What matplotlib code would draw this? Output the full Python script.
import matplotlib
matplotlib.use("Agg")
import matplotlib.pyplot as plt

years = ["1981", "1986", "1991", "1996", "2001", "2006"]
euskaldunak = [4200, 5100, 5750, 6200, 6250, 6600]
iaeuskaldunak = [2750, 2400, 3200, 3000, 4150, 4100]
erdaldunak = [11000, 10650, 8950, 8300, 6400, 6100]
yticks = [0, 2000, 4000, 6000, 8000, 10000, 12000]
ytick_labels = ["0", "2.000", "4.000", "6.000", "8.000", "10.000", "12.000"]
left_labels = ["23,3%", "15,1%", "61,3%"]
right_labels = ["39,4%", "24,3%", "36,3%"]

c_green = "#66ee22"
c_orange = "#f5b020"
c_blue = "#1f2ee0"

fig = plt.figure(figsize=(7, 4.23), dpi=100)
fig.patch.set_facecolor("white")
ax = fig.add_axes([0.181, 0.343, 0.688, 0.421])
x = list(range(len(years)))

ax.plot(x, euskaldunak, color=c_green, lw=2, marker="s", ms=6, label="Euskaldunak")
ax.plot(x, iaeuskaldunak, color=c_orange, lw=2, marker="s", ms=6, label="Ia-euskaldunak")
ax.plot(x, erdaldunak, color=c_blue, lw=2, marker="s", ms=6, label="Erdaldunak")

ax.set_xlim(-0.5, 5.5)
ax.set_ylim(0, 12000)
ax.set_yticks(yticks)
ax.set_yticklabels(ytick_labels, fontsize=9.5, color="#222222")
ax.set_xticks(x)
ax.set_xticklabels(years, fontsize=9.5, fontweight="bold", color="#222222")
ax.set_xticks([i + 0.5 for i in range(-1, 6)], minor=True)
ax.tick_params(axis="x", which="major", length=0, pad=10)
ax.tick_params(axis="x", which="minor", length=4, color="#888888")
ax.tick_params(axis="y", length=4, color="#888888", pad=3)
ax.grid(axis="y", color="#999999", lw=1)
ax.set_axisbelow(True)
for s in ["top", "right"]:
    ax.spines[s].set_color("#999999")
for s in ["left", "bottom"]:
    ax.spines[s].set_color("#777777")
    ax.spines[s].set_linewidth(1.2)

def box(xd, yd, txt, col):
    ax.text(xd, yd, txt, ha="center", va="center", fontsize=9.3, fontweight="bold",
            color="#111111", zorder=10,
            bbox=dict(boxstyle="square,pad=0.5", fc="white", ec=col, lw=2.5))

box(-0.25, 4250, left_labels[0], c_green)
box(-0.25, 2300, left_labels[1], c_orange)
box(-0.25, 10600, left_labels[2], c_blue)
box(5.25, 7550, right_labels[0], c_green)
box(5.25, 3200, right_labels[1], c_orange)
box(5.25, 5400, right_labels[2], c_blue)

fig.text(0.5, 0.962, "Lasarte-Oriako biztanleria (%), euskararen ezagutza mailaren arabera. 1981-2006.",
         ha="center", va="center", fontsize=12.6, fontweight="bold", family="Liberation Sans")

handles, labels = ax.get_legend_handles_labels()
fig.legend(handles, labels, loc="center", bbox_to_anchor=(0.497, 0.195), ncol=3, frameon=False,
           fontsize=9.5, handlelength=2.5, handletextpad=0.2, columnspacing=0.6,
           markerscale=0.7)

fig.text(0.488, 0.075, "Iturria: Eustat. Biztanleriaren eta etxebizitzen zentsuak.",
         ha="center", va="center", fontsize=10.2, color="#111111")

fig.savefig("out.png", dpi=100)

• DIRECTIONS: Make an exact copy of all the data.

• ANSWER BELOW:
What matplotlib code would draw this? Output the full Python script.
import matplotlib
matplotlib.use("Agg")
import matplotlib.pyplot as plt

years = ["1981", "1986", "1991", "1996", "2001", "2006"]
euskaldunak = [4200, 5100, 5750, 6200, 6250, 6600]
iaeuskaldunak = [2750, 2400, 3200, 3000, 4150, 4100]
erdaldunak = [11000, 10650, 8950, 8300, 6400, 6100]
yticks = [0, 2000, 4000, 6000, 8000, 10000, 12000]
ytick_labels = ["0", "2.000", "4.000", "6.000", "8.000", "10.000", "12.000"]
left_labels = ["23,3%", "15,1%", "61,3%"]
right_labels = ["39,4%", "24,3%", "36,3%"]

c_green = "#66ee22"
c_orange = "#f5b020"
c_blue = "#1f2ee0"

fig = plt.figure(figsize=(7, 4.23), dpi=100)
fig.patch.set_facecolor("white")
ax = fig.add_axes([0.181, 0.343, 0.688, 0.421])
x = list(range(len(years)))

ax.plot(x, euskaldunak, color=c_green, lw=2, marker="s", ms=6, label="Euskaldunak")
ax.plot(x, iaeuskaldunak, color=c_orange, lw=2, marker="s", ms=6, label="Ia-euskaldunak")
ax.plot(x, erdaldunak, color=c_blue, lw=2, marker="s", ms=6, label="Erdaldunak")

ax.set_xlim(-0.5, 5.5)
ax.set_ylim(0, 12000)
ax.set_yticks(yticks)
ax.set_yticklabels(ytick_labels, fontsize=9.5, color="#222222")
ax.set_xticks(x)
ax.set_xticklabels(years, fontsize=9.5, fontweight="bold", color="#222222")
ax.set_xticks([i + 0.5 for i in range(-1, 6)], minor=True)
ax.tick_params(axis="x", which="major", length=0, pad=10)
ax.tick_params(axis="x", which="minor", length=4, color="#888888")
ax.tick_params(axis="y", length=4, color="#888888", pad=3)
ax.grid(axis="y", color="#999999", lw=1)
ax.set_axisbelow(True)
for s in ["top", "right"]:
    ax.spines[s].set_color("#999999")
for s in ["left", "bottom"]:
    ax.spines[s].set_color("#777777")
    ax.spines[s].set_linewidth(1.2)

def box(xd, yd, txt, col):
    ax.text(xd, yd, txt, ha="center", va="center", fontsize=9.3, fontweight="bold",
            color="#111111", zorder=10,
            bbox=dict(boxstyle="square,pad=0.5", fc="white", ec=col, lw=2.5))

box(-0.25, 4250, left_labels[0], c_green)
box(-0.25, 2300, left_labels[1], c_orange)
box(-0.25, 10600, left_labels[2], c_blue)
box(5.25, 7550, right_labels[0], c_green)
box(5.25, 3200, right_labels[1], c_orange)
box(5.25, 5400, right_labels[2], c_blue)

fig.text(0.5, 0.962, "Lasarte-Oriako biztanleria (%), euskararen ezagutza mailaren arabera. 1981-2006.",
         ha="center", va="center", fontsize=12.6, fontweight="bold", family="Liberation Sans")

handles, labels = ax.get_legend_handles_labels()
fig.legend(handles, labels, loc="center", bbox_to_anchor=(0.497, 0.195), ncol=3, frameon=False,
           fontsize=9.5, handlelength=2.5, handletextpad=0.2, columnspacing=0.6,
           markerscale=0.7)

fig.text(0.488, 0.075, "Iturria: Eustat. Biztanleriaren eta etxebizitzen zentsuak.",
         ha="center", va="center", fontsize=10.2, color="#111111")

fig.savefig("out.png", dpi=100)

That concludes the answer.